His second solo album, Boundless (2017), received a nomination for Outstanding Jazz Album at the 49th NAACP Image Awards. Following a brief hiatus, he released Songs from a Breakthrough and the holiday album 25 Days of Christmas in 2020. In 2022, Escobar went on his national "Life Out Loud" tour. In June 2024, he released the studio album Gemini under SRG Jazz, which featured the single "Taboo." In 2026, he embarked on "The Art of a Gentleman" concert tour.

=== Corporate creative roles ===
Alongside his musical career, Escobar transitioned into corporate branding and marketing roles, applying live-performance principles of human connection and emotional storytelling to brand communications. In 2024, communication and advertising network Havas appointed Escobar as its first global chief music officer. In this role, he worked across international markets and brand categories to develop sonic branding strategies geared toward modern audio-first platforms.

Within this ecosystem, he served as CEO of Art of Sound (AOS), an internal sonic marketing capability and culture-first creative consultancy fully integrated within the Havas network. Under his leadership, the agency grew to implement creative and sonic initiatives across beauty, sports, hospitality, healthcare, and technology sectors. Escobar also founded VOLYUM, a music and entertainment brand artist partnership platform launched in collaboration with Virgin Music Group. Developed within Havas, VOLYUM was designed to pair artists and creators directly with corporate brands to co-create branded entertainment and social-first media infrastructure outside traditional campaign structures.

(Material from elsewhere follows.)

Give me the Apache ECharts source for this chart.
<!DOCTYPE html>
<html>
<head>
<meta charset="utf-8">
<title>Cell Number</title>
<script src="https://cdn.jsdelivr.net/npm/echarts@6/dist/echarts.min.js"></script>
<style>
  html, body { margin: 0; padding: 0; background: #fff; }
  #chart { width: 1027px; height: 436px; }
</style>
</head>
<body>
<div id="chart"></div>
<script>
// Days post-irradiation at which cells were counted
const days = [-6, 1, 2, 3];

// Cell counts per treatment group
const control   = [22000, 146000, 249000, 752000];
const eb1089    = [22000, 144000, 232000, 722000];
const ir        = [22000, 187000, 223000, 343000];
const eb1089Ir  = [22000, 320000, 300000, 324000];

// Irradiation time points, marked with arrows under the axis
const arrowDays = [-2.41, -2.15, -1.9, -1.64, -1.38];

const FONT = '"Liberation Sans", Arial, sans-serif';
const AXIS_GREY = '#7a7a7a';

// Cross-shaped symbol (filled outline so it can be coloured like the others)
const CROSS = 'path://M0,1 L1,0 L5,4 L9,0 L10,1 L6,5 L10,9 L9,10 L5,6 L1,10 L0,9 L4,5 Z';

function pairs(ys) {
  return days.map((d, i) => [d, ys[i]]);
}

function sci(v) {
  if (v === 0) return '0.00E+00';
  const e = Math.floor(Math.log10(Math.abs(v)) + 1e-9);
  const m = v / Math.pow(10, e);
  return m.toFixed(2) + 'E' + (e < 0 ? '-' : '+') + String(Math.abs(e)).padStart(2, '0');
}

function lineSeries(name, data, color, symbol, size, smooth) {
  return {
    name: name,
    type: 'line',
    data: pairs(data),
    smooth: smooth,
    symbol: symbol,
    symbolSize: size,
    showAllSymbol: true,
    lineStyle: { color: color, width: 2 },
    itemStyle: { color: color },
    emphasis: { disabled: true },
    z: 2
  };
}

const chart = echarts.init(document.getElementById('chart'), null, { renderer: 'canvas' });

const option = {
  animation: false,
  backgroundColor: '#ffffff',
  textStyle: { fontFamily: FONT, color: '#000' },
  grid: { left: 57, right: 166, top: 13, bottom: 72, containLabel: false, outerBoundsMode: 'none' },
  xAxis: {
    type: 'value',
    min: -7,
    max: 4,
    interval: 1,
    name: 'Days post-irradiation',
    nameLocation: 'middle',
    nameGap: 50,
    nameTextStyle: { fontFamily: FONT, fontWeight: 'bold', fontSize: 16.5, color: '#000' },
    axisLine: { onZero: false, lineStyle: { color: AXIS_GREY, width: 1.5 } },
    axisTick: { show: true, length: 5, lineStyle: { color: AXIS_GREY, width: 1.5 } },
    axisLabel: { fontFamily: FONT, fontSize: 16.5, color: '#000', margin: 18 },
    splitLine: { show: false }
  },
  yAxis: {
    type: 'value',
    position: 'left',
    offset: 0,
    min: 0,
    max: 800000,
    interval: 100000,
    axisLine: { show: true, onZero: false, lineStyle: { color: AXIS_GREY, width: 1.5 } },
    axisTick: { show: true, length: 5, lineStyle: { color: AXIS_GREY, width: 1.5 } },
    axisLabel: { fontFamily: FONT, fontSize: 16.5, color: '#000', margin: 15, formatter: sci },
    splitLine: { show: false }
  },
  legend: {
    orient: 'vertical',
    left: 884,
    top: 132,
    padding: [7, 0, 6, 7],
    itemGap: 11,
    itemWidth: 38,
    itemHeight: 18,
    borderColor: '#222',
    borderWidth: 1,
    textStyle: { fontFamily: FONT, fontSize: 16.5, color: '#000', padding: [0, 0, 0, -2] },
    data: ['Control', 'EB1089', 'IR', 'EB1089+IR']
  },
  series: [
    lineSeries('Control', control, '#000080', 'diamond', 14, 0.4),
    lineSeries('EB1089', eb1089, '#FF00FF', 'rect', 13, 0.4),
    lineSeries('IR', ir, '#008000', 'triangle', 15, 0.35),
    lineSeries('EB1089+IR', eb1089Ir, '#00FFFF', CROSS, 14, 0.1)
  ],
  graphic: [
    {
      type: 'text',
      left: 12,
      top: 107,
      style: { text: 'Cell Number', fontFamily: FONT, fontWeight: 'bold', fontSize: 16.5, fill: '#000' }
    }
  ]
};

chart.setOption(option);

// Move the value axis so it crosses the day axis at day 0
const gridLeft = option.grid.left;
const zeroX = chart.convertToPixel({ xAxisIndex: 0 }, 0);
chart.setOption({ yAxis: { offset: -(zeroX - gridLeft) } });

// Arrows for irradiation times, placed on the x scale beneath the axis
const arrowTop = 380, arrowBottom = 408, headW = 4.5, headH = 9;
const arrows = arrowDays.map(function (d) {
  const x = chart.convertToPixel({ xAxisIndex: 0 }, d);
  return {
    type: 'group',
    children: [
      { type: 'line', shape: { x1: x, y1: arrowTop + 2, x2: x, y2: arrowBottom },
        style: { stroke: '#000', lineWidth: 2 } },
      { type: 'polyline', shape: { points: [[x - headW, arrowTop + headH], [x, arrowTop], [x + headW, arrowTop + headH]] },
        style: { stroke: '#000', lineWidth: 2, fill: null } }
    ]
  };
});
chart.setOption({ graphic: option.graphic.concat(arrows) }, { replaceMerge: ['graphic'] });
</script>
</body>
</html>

== Artistic style and philosophy ==
Escobar's solo work incorporates cinematic arrangements, modern R&B production, and gospel influences. His artistic approach positions instrumental music as a medium for emotional healing, transformation, and vulnerability, leaning heavily on themes of resilience, peace, and love derived from his personal challenges. As both a performer and corporate executive, he advocates for the use of sonic storytelling as a strategic emotional language capable of guiding audience engagement and behavior.

== Discography ==

| Year | Album | Songs |
|---|---|---|
| 2013 | Sensual Melodies | Cupid, Emotional Interlude, Adorn, Diced Pineapples, Unthinkable, Water Runs Dry |
| 2017 | Boundless | Love Notes, Fuse, Awaken, Get up and Dance, Phoenix, A Winter Night in Boston, Night Drive, Reflections, Mood Swings, Overture’15, Lights, Intermezzo |
| 2020 | Songs from a Breakthrough | Am I Wrong, Purple Rain, Rain |
| 2020 | 25 Days of Christmas | This Christmas, Have Yourself a Merry Little Christmas |
| 2024 | Gemini | Zodiac, Taboo, Ascension, Mercury Rising, Déja Vu, Secret Garden (Gemini Remix), Symphony of Romance, Prelude |
| – | Others | Freedom, Best Mistake, Bermuda Triangle, All of Me, Thunder, Down, Broken Sorrow |

== Awards and recognition ==

- 2009 : Won two Emmy Awards following high-profile broadcast performances, including a featured set at the First Inauguration of Barack Obama.
- 2017 : His second solo studio album, Boundless, debuted at No. 1 on both the Billboard Classical Albums and Classical Crossover Albums charts.
- 2018 : Nominated for Outstanding Jazz Album at the 49th NAACP Image Awards for his solo project, Boundless.

== Philanthropy ==
In 2007, Escobar established the Violins Against Violence foundation, a youth mentorship and music education initiative. He has also collaborated on charitable projects with UNICEF, the VH1 Save the Music Foundation, and the Jamaica YMCA board of directors in Queens. In November 2014, he released a musical rendition of "We Shall Overcome" dedicated to the memories of Mike Brown, Trayvon Martin and his friend Sean Bell.